Small Craft

Late 19th & Early 20th Century British Yachting

The Sailors: Amateur British & Irish Yachtsmen Before World War One

Erskine Childers
Extract from the Supplement to the London Gazette, 19 February, 1915
ADMIRALTY MEMORANDUM on the combined operations by H.M. Ships and Naval Seaplanes on the 25th December, 1914.

On the 25th December, 1914, an air reconnaissance of the Heligoland Bight, including Cuxhaven, Heligoland, and Wilhelmshaven, was made by naval seaplanes, and the opportunity was taken at the same time of attacking with bombs points of military importance. The reconnaissance involved combined operations by light cruisers, destroyers and seaplane-carriers, under Commodore Reginald Y. Tyrwhitt, C.B., and submarines acting under the orders of Commodore Roger Keyes, C.B., M.V.O.

The vessels detailed for the operations arrived at their rendezvous before daylight, and as soon as the light was sufficient the seaplanes were hoisted out and despatched. The following Air Service officers and observers took part in the reconnaissance:-

Flight Commander (now Squadron Commander) Douglas Austin Oliver.
Flight Commander Francis Esme Theodore Hewlett.
Flight Commander Robert Peel Ross.
Flight Commander Cecil Francis Kilner.
Flight Lieutenant (now Flight Commander) Arnold John Miley.
Flight Lieutenant Charles Humphrey Kingsman Edmonds.
Flight Sub-Lieutenant (now Flight Lieutenant) Vivian Gaskell Blackburn.

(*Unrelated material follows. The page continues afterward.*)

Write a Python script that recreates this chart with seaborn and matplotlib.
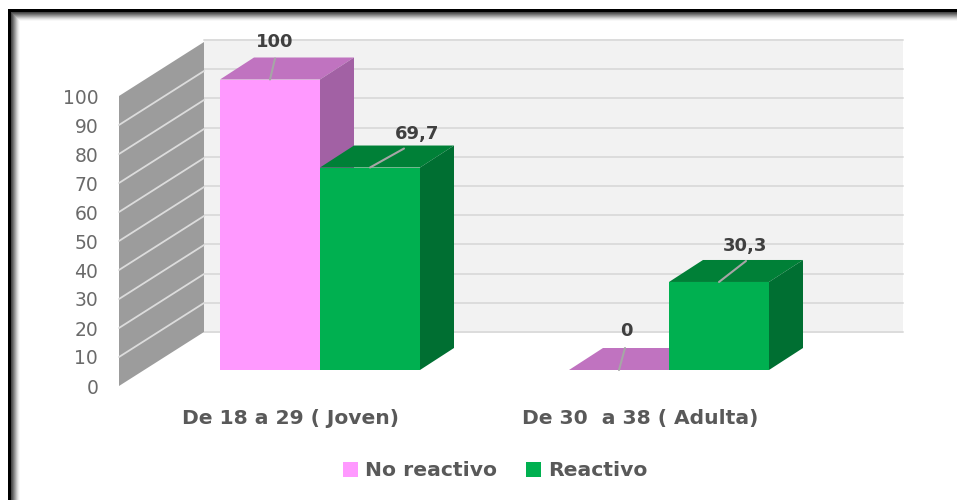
import numpy as np
import pandas as pd
import matplotlib
matplotlib.use("Agg")
import matplotlib.pyplot as plt
from matplotlib.patches import Polygon
import seaborn as sns

# Values per age group and response
age_groups = ["De 18 a 29 ( Joven)", "De 30  a 38 ( Adulta)"]
no_reactivo = [100, 0]
reactivo = [69.7, 30.3]
value_labels_no = ["100", "0"]
value_labels_re = ["69,7", "30,3"]
series_names = ["No reactivo", "Reactivo"]
axis_ticks = list(range(0, 101, 10))

W, H = 957, 500
PINK, GREEN = "#ff99ff", "#00b050"
FACES = {PINK: ("#c073c0", "#a261a4"), GREEN: ("#008037", "#006f32")}
TEXT = "#595959"

sns.set_theme(style="white")
plt.rcParams["font.family"] = ["DejaVu Sans"]


def px_axes(fig, left, right, top, bottom):
    """Add an axes whose edges are given in pixels from the top-left corner."""
    return fig.add_axes([left / W, 1 - bottom / H, (right - left) / W, (bottom - top) / H])


fig = plt.figure(figsize=(W / 100, H / 100), dpi=100, facecolor="white")

# Picture frame: dark line along the top and left, fading inwards
frame_ax = fig.add_axes([0, 0, 1, 1], zorder=0)
frame = np.ones((H, W))
fade = np.array([0, 0, 0, .28, .36, .46, .56, .66, .76, .85, .92, .97])
frame[9:9 + len(fade), 8:] = fade[:, None]
side = np.ones((H, W))
side[9:, 8:8 + len(fade)] = fade[None, :]
frame_ax.imshow(np.minimum(frame, side), cmap="gray", vmin=0, vmax=1, aspect="auto",
                extent=(0, W, H, 0), interpolation="bilinear")
frame_ax.axis("off")

# Back wall with its gridlines
back_ax = px_axes(fig, 204, 903, 40, 332)
back_ax.set_zorder(1)
back_ax.set_facecolor("#f2f2f2")
back_ax.set_xlim(0, 1)
back_ax.set_ylim(0, 100)
back_ax.set_yticks(axis_ticks)
back_ax.set_xticks([])
back_ax.set_yticklabels([])
back_ax.grid(axis="y", color="#dcdcdc", lw=1.4)
for gl in back_ax.get_ygridlines():
    gl.set_clip_on(False)
back_ax.tick_params(length=0)
sns.despine(ax=back_ax, left=True, bottom=True)

# Side wall carries the value axis
wall_ax = px_axes(fig, 119, 204, 96, 386)
wall_ax.set_zorder(2)
wall_ax.patch.set_alpha(0)
wall_ax.set_xlim(0, 85)
wall_ax.set_ylim(0, 100)
rise = 54 / 2.9
wall_ax.add_patch(Polygon([(0, 0), (85, rise), (85, 100 + rise), (0, 100)],
                          closed=True, fc="#9c9c9c", ec="none", clip_on=False))
for t in axis_ticks[1:-1]:
    wall_ax.plot([0, 85], [t, t + rise], color="#dcdcdc", lw=1.3, clip_on=False)
wall_ax.set_xticks([])
wall_ax.set_yticks(axis_ticks)
wall_ax.set_yticklabels([str(t) for t in axis_ticks], fontsize=13.5, color="#6a6a6a")
wall_ax.tick_params(axis="y", length=0, pad=15)
sns.despine(ax=wall_ax, left=True, bottom=True)

# Bars
df = pd.DataFrame({
    "grupo": age_groups * 2,
    "valor": no_reactivo + reactivo,
    "serie": [series_names[0]] * 2 + [series_names[1]] * 2,
})
ax = px_axes(fig, 145.5, 843.5, 79.5, 370)
ax.set_zorder(3)
ax.patch.set_alpha(0)
sns.barplot(data=df, x="grupo", y="valor", hue="serie", order=age_groups,
            hue_order=series_names, palette=[PINK, GREEN], width=200 / 349,
            gap=0, saturation=1, linewidth=0, ax=ax, legend=True)
ax.set_xlim(-0.5, 1.5)
ax.set_ylim(0, 100)
ax.set_yticks([])
ax.set_xlabel("")
ax.set_ylabel("")

# Category captions sit a little left of the bar pairs
UX = 1 / 349
UY = 100 / 290.5
ax.set_xticks([0 - 29 * UX, 1 - 29 * UX])
ax.set_xticklabels(age_groups, fontsize=14.6, fontweight="bold", color=TEXT)
ax.tick_params(axis="x", length=0, pad=28)
sns.despine(ax=ax, left=True, bottom=True)

# Depth of the bars, expressed in data units
DX, DY = 34 * UX, 22 * UY

# Leader end and label position for each mark, in pixels from the bar's front top centre
leader_ends = [[(5, -21), (6, -22)], [(34, -19), (27, -21)]]
label_shift = [[(5, -37), (7, -39)], [(47, -34), (26, -36)]]
labels = [value_labels_no, value_labels_re]

for s, (container, color) in enumerate(zip(ax.containers, (PINK, GREEN))):
    top_col, side_col = FACES[color]
    for g, bar in enumerate(container):
        x0, x1 = bar.get_x(), bar.get_x() + bar.get_width()
        v = bar.get_height()
        bar.set_zorder(3)
        ax.add_patch(Polygon([(x0, v), (x0 + DX, v + DY), (x1 + DX, v + DY), (x1, v)],
                             closed=True, fc=top_col, ec="none", clip_on=False, zorder=1.5 + s / 10))
        if v > 0:
            ax.add_patch(Polygon([(x1, 0), (x1 + DX, DY), (x1 + DX, v + DY), (x1, v)],
                                 closed=True, fc=side_col, ec="none", clip_on=False, zorder=1.5 + s / 10))
        xc = (x0 + x1) / 2
        ex, ey = leader_ends[s][g]
        ax.plot([xc, xc + ex * UX], [v, v - ey * UY], color="#a6a6a6", lw=1.5,
                clip_on=False, zorder=4)
        tx, ty = label_shift[s][g]
        ax.text(xc + tx * UX, v - ty * UY, labels[s][g], ha="center", va="center",
                fontsize=13, fontweight="bold", color="#404040", clip_on=False, zorder=5)

# Legend along the bottom
sns.move_legend(ax, "center", bbox_to_anchor=(495 / W, 1 - 471 / H), bbox_transform=fig.transFigure,
                ncol=2, frameon=False, title=None, handlelength=0.73, handleheight=0.73,
                handletextpad=0.34, columnspacing=1.42, fontsize=14.7)
leg = ax.get_legend()
for txt in leg.get_texts():
    txt.set_fontweight("bold")
    txt.set_color(TEXT)
for handle in leg.get_patches():
    handle.set_linewidth(0)

fig.savefig("out.png", dpi=100)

Lieutenant Erskine Childers, R.N.V.R.
C.P.O. Mechanic James W. Bell.
C.P.O. Mechanic Gilbert H. W. Budds.

The seaplane-carriers were commanded by:-
Squadron Commander Cecil J. L'Estrange Malone.
Flight Commander Edmund D. M. Robertson.
Flight Commander Frederick W. Bowhill.

At the beginning of the flight the weather was clear, but on nearing the land the seaplanes met with thick weather, and were compelled to fly low, thus becoming exposed to a heavy fire at short range from ships and shore batteries. Several machines were hit, but all remained in the air for over three hours, and succeeded in obtaining valuable information regarding the disposition of the enemy's ships and defences. Bombs were also dropped on military points. In the meanwhile German submarines, seaplanes and Zeppelins delivered a combined attack upon the light cruisers, destroyers and seaplane-carriers, but were driven off.

Flight Commanders Kilner and Ross and Flight Lieutenant Edmonds regained their ships. Flight Commander Oliver, Flight Lieutenant Miley and Flight Sub-Lieutenant Blackburn became short of fuel, and were compelled to descend near Submarine E.ll, which with other submarine vessels was watching inshore to assist any seaplane that might be in difficulties. Lieutenant-Commander Martin E. Nasmith, commanding E.ll, although attacked by an airship, succeeded, by his coolness and resource, in rescuing the three pilots. Flight Commander Hewlett, after a flight of 3½ hours, was compelled to descend on account of engine trouble, but was rescued by a Dutch trawler, landed in Holland, and returned safely to England.

An expression of their Lordships' appreciation has been conveyed to Commodore Keyes (Commodore S.), Commodore Tyrwhitt (Commodore T.), and to Captain Sueter (Director of the Air Department), for their share in the combined operations which resulted in this successful reconnaissance.